====== Dataset entries ======

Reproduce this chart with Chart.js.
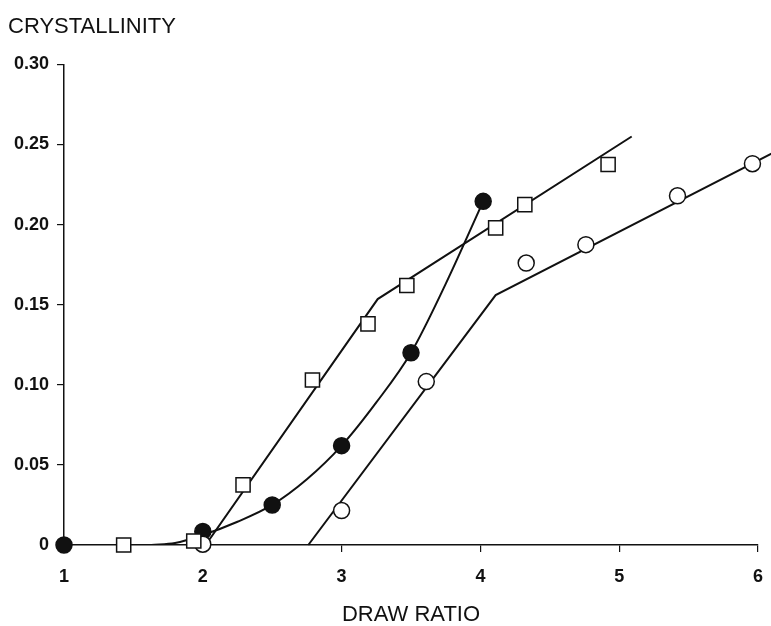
<!DOCTYPE html>
<html>
<head>
<meta charset="utf-8">
<script src="https://cdn.jsdelivr.net/npm/chart.js@4/dist/chart.umd.min.js"></script>
<style>
  html, body { margin: 0; padding: 0; background: #fff; }
  #wrap { width: 771px; height: 626px; }
</style>
</head>
<body>
<div id="wrap"><canvas id="crystChart" width="771" height="626"></canvas></div>
<script>
"use strict";

// measured points: [draw ratio, crystallinity]
var filledCircles = [[1.0, 0], [2.0, 0.0085], [2.5, 0.025], [3.0, 0.062], [3.5, 0.120], [4.02, 0.2145]];
var openSquares = [[1.43, 0], [1.935, 0.0025], [2.29, 0.0375], [2.79, 0.103], [3.19, 0.138],
  [3.47, 0.162], [4.11, 0.198], [4.32, 0.2125], [4.92, 0.2375]];
var openCircles = [[2.0, 0.0005], [3.0, 0.0215], [3.61, 0.102], [4.33, 0.176], [4.76, 0.1875],
  [5.42, 0.218], [5.96, 0.238]];

// fitted lines
var filledCurve = [[1.63, 0], [1.8, 0.0012], [2.0, 0.0062], [2.25, 0.0145], [2.5, 0.025], [2.75, 0.041],
  [3.0, 0.062], [3.25, 0.089], [3.5, 0.120], [3.75, 0.163], [4.02, 0.2145]];
var squareFit = [[2.02, 0], [3.26, 0.1535], [5.09, 0.255]];
var circleFit = [[2.76, 0], [4.11, 0.156], [6.1, 0.2445]];

var xTicks = [1, 2, 3, 4, 5, 6];
var yTicks = [0, 0.05, 0.10, 0.15, 0.20, 0.25, 0.30];

var FONT = "'Liberation Sans', Arial, Helvetica, sans-serif";
var INK = "#111";

function pts(arr) {
  return arr.map(function (p) {
    return { x: p[0], y: p[1] };
  });
}

function fitLine(arr, extra) {
  var ds = {
    data: pts(arr),
    showLine: true,
    borderColor: INK,
    borderWidth: 2,
    pointRadius: 0,
    pointHoverRadius: 0,
    fill: false,
    order: 2,
  };
  for (var k in extra) ds[k] = extra[k];
  return ds;
}

function markers(arr, style, radius, filled) {
  return {
    data: pts(arr),
    showLine: false,
    clip: false,
    pointStyle: style,
    pointRadius: radius,
    pointHoverRadius: radius,
    pointBorderWidth: 1.5,
    pointBorderColor: INK,
    pointBackgroundColor: filled ? INK : "#fff",
    order: 1,
  };
}

new Chart(document.getElementById("crystChart"), {
  type: "scatter",
  data: {
    datasets: [
      fitLine(filledCurve, { cubicInterpolationMode: "monotone" }),
      fitLine(squareFit),
      fitLine(circleFit, { clip: false }),
      markers(openSquares, "rect", 10, false),
      markers(openCircles, "circle", 8, false),
      markers(filledCircles, "circle", 8, true),
    ],
  },
  options: {
    responsive: false,
    animation: false,
    layout: { padding: { left: 8, right: 13, top: 0, bottom: 0 } },
    plugins: {
      legend: { display: false },
      tooltip: { enabled: false },
      title: {
        display: true,
        text: "CRYSTALLINITY",
        align: "start",
        color: INK,
        font: { family: FONT, size: 22, weight: "normal" },
        padding: { top: 14, bottom: 24 },
      },
    },
    scales: {
      x: {
        type: "linear",
        min: 1,
        max: 6,
        afterFit: function (scale) {
          scale.height = 81;
          // keep the plot edges fixed; the end labels fit in the margins
          scale.paddingLeft = 0;
          scale.paddingRight = 6;
        },
        afterBuildTicks: function (scale) {
          scale.ticks = xTicks.map(function (v) {
            return { value: v };
          });
        },
        border: { display: true, color: INK, width: 1.5 },
        grid: { drawOnChartArea: false, drawTicks: true, tickLength: 7, color: INK, lineWidth: 1.2 },
        ticks: {
          color: INK,
          padding: 14,
          maxRotation: 0,
          font: { family: FONT, size: 18, weight: "bold" },
        },
        title: {
          display: true,
          text: "DRAW RATIO",
          color: INK,
          font: { family: FONT, size: 22, weight: "normal" },
          padding: { top: 0, bottom: -2 },
        },
      },
      y: {
        type: "linear",
        min: 0,
        max: 0.3,
        afterFit: function (scale) {
          scale.width = 56;
        },
        afterBuildTicks: function (scale) {
          scale.ticks = yTicks.map(function (v) {
            return { value: v };
          });
        },
        border: { display: true, color: INK, width: 1.5 },
        grid: { drawOnChartArea: false, drawTicks: true, tickLength: 7, color: INK, lineWidth: 1.2 },
        ticks: {
          color: INK,
          padding: 8,
          font: { family: FONT, size: 18, weight: "bold" },
          callback: function (v) {
            return v === 0 ? "0" : v.toFixed(2);
          },
        },
      },
    },
  },
});
</script>
</body>
</html>
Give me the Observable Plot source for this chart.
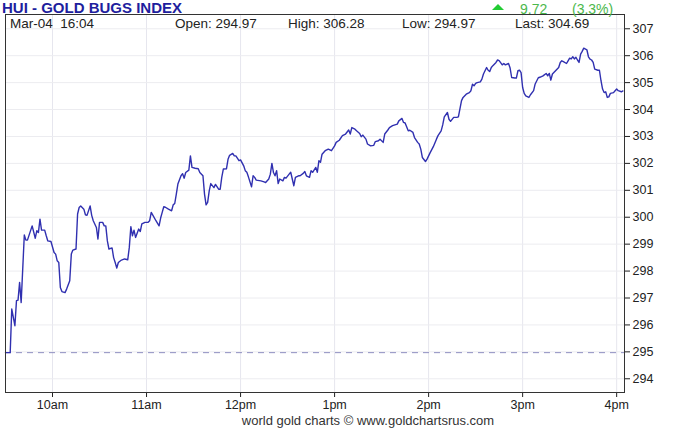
<!DOCTYPE html>
<html>
<head>
<meta charset="utf-8">
<script src="https://cdn.jsdelivr.net/npm/d3@7"></script>
<script src="https://cdn.jsdelivr.net/npm/@observablehq/plot@0.6"></script>
<style>
  html, body { margin: 0; padding: 0; background: #fff; }
  #wrap { position: relative; width: 680px; height: 428px; overflow: hidden; font-family: "Liberation Sans", Arial, sans-serif; }
  #title { position: absolute; left: 2px; top: 0px; font-size: 15px; font-weight: bold; color: #1e1e9e; line-height: 1; white-space: nowrap; }
  .chg { position: absolute; top: 1.5px; font-size: 14px; color: #4cb84c; line-height: 1; white-space: nowrap; }
  #tri { position: absolute; left: 492px; top: 3.5px; width: 0; height: 0; border-left: 6.5px solid transparent; border-right: 6.5px solid transparent; border-bottom: 6px solid #22cc33; }
  .hdr { position: absolute; top: 16.6px; font-size: 13.5px; color: #222; line-height: 1; white-space: pre; }
  #plot { position: absolute; left: 0; top: 13px; }
  #caption { position: absolute; left: 368px; top: 414px; transform: translateX(-50%); font-family: "Liberation Sans Narrow", "Liberation Sans", sans-serif; font-size: 13px; color: #333; line-height: 1; white-space: nowrap; }
</style>
</head>
<body>
<div id="wrap"></div>
<script>
// ---- data ----
const indexName = "HUI - GOLD BUGS INDEX";
const dateLabel = "Mar-04";
const timeLabel = "16:04";
const openValue = 294.97;
const highValue = 306.28;
const lowValue = 294.97;
const lastValue = 304.69;
const changeValue = 9.72;
const changePct = "3.3%";
const captionText = "world gold charts © www.goldchartsrus.com";

// minutes after 9:30 open
const minutesAfterOpen = [
  0,3,4,6,7,8,9,10,12,13,
  14,17,19,20,21,22,23,25,26,27,
  29,31,32,33,34,35,36,38,39,41,
  42,43,45,46,47,48,50,51,52,54,
  55,56,58,59,60,62,63,64,65,66,
  68,69,70,71,72,74,76,78,79,80,
  81,82,83,85,86,87,89,91,92,93,
  94,96,98,99,100,101,102,104,106,107,
  108,109,110,112,113,114,115,117,118,119,
  121,123,124,126,127,128,129,130,131,133,
  134,136,137,138,139,141,142,143,145,146,
  147,149,150,152,153,154,155,157,158,159,
  160,163,165,166,168,169,170,171,172,173,
  174,175,177,178,179,181,182,184,185,187,
  188,190,191,192,194,195,196,198,199,200,
  201,202,204,206,208,210,211,213,215,217,
  219,220,221,223,224,226,227,228,230,231,
  233,235,236,238,239,241,242,244,245,247,
  250,251,253,254,255,257,258,260,261,263,
  264,265,266,268,269,271,273,275,276,278,
  279,280,282,283,284,286,288,289,291,292,
  294,296,297,298,299,300,301,303,304,305,
  307,308,309,310,311,313,314,315,317,318,
  319,321,322,323,325,326,327,328,329,330,
  331,332,334,335,337,338,340,341,342,343,
  345,346,347,348,349,351,353,354,355,356,
  358,359,360,361,362,363,364,365,366,367,
  368,369,371,372,373,374,375,376,378,379,
  380,381,382,383,384,385,386,388,389,390,
  391,393,394
];
const hui = [
  294.97,294.97,296.59,295.97,296.9,296.92,297.58,296.83,299.34,299.15,
  299.15,299.68,299.22,299.5,299.43,299.93,299.52,299.52,299.31,299.12,
  299.1,298.69,298.63,298.38,298.32,297.39,297.24,297.2,297.33,297.64,
  298.63,298.78,298.82,300.12,300.36,300.42,300.3,300.09,300.07,300.42,
  300.07,299.87,299.62,299.19,299.81,299.81,299.68,299.68,299.12,298.82,
  298.86,298.5,298.32,298.11,298.32,298.41,298.45,298.42,298.88,299.65,
  299.31,299.52,299.25,299.56,299.47,299.75,299.81,299.81,299.87,300.18,
  300.08,299.87,299.68,299.97,300.18,300.39,300.37,300.3,300.24,300.46,
  300.51,300.86,301.23,301.54,301.62,301.45,301.66,301.75,302.28,301.85,
  301.82,301.8,301.66,301.54,300.86,300.46,300.55,300.98,301.25,301.1,
  301.22,301.04,301.04,301.48,301.79,301.8,302.15,302.3,302.37,302.28,
  302.28,302.1,302.13,301.91,301.73,301.67,301.5,301.13,301.54,301.48,
  301.38,301.35,301.31,301.29,301.42,301.6,302.0,301.66,301.54,301.73,
  301.25,301.42,301.35,301.48,301.45,301.6,301.67,301.17,301.48,301.54,
  301.54,301.63,301.7,301.54,301.48,301.73,301.67,301.85,301.67,302.1,
  302.04,302.34,302.47,302.53,302.47,302.65,302.78,302.86,303.03,303.09,
  303.24,303.09,303.33,303.27,303.21,303.11,302.99,303.05,302.9,302.72,
  302.65,302.67,302.81,302.84,302.9,302.78,303.09,303.24,303.33,303.4,
  303.46,303.58,303.67,303.52,303.5,303.21,303.23,303.15,302.96,302.78,
  302.72,302.53,302.22,302.07,302.16,302.4,302.62,302.9,303.03,303.21,
  303.43,303.73,303.89,303.64,303.56,303.71,303.71,303.73,304.33,304.45,
  304.57,304.63,304.7,304.94,304.88,304.97,305.0,305.03,305.13,305.32,
  305.56,305.46,305.41,305.56,305.63,305.75,305.84,305.82,305.66,305.71,
  305.66,305.71,305.54,305.19,305.17,305.17,305.44,305.46,305.37,304.82,
  304.6,304.51,304.45,304.55,304.7,304.95,305.18,305.2,305.22,305.25,
  305.34,305.25,305.34,305.09,305.32,305.44,305.56,305.75,305.81,305.78,
  305.71,305.81,305.91,305.88,305.96,305.88,305.94,305.84,305.75,306.06,
  306.16,306.28,306.22,305.96,305.87,305.84,305.75,305.5,305.46,305.46,
  305.07,304.76,304.63,304.66,304.45,304.47,304.6,304.63,304.7,304.76,
  304.7,304.66,304.69
];
const hourTicks = [10, 11, 12, 13, 14, 15, 16];
const hourLabels = ["10am", "11am", "12pm", "1pm", "2pm", "3pm", "4pm"];
const yTicks = [294, 295, 296, 297, 298, 299, 300, 301, 302, 303, 304, 305, 306, 307];
const sessionMinutes = [0, 395];
const yDomain = [293.49, 307.53];

// ---- build ----
const at = (m) => new Date(Date.UTC(2020, 2, 4, 9, 30 + m));
const series = minutesAfterOpen.map((m, i) => ({ t: at(m), v: hui[i] }));
const tickDates = hourTicks.map(h => new Date(Date.UTC(2020, 2, 4, h, 0)));

const wrap = document.getElementById("wrap");

const chart = Plot.plot({
  width: 680,
  height: 400,
  marginLeft: 5,
  marginRight: 56,
  marginTop: 1,
  marginBottom: 21,
  style: { fontFamily: "'Liberation Sans Narrow', 'Liberation Sans', sans-serif", fontSize: "12.5px", color: "#222", background: "transparent" },
  x: { type: "utc", domain: sessionMinutes.map(at), ticks: tickDates, tickFormat: (d) => hourLabels[hourTicks.indexOf(d.getUTCHours())], label: null, tickSize: 5, tickPadding: 3 },
  y: { domain: yDomain, ticks: yTicks, tickFormat: d => String(d), label: null, axis: "right", tickSize: 5, tickPadding: 3 },
  marks: [
    Plot.gridX(tickDates, { stroke: "#e6e6ee", strokeOpacity: 1 }),
    Plot.gridY(yTicks, { stroke: "#ececf0", strokeOpacity: 1 }),
    Plot.ruleY([openValue], { stroke: "#9090c0", strokeDasharray: "6,5", strokeWidth: 1 }),
    Plot.line(series, { x: "t", y: "v", stroke: "#3030b0", strokeWidth: 1.4 }),
    Plot.frame({ stroke: "#333", strokeWidth: 1 })
  ]
});
chart.id = "plot";
wrap.appendChild(chart);

const addDiv = (id, cls, text, left) => {
  const d = document.createElement("div");
  if (id) d.id = id;
  if (cls) d.className = cls;
  if (text != null) d.textContent = text;
  if (left != null) d.style.left = left + "px";
  wrap.appendChild(d);
  return d;
};

addDiv("title", null, indexName);
addDiv("tri", null, null);
addDiv(null, "chg", changeValue.toFixed(2), 520);
addDiv(null, "chg", "(" + changePct + ")", 572);

const headerTexts = [
  dateLabel + "  " + timeLabel,
  "Open: " + openValue.toFixed(2),
  "High: " + highValue.toFixed(2),
  "Low: " + lowValue.toFixed(2),
  "Last: " + lastValue.toFixed(2)
];
const headerLefts = [10, 175, 288, 402, 515];
headerTexts.forEach((t, i) => addDiv(null, "hdr", t, headerLefts[i]));

addDiv("caption", null, captionText);
</script>
</body>
</html>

======

Would you reproduce the lines above, from the very first through the line containing "[5.42, 0.218], [5.96, 0.238]];", exactly and without the pictures?

Response -
Reproduce this chart with Chart.js.
<!DOCTYPE html>
<html>
<head>
<meta charset="utf-8">
<script src="https://cdn.jsdelivr.net/npm/chart.js@4/dist/chart.umd.min.js"></script>
<style>
  html, body { margin: 0; padding: 0; background: #fff; }
  #wrap { width: 771px; height: 626px; }
</style>
</head>
<body>
<div id="wrap"><canvas id="crystChart" width="771" height="626"></canvas></div>
<script>
"use strict";

// measured points: [draw ratio, crystallinity]
var filledCircles = [[1.0, 0], [2.0, 0.0085], [2.5, 0.025], [3.0, 0.062], [3.5, 0.120], [4.02, 0.2145]];
var openSquares = [[1.43, 0], [1.935, 0.0025], [2.29, 0.0375], [2.79, 0.103], [3.19, 0.138],
  [3.47, 0.162], [4.11, 0.198], [4.32, 0.2125], [4.92, 0.2375]];
var openCircles = [[2.0, 0.0005], [3.0, 0.0215], [3.61, 0.102], [4.33, 0.176], [4.76, 0.1875],
  [5.42, 0.218], [5.96, 0.238]];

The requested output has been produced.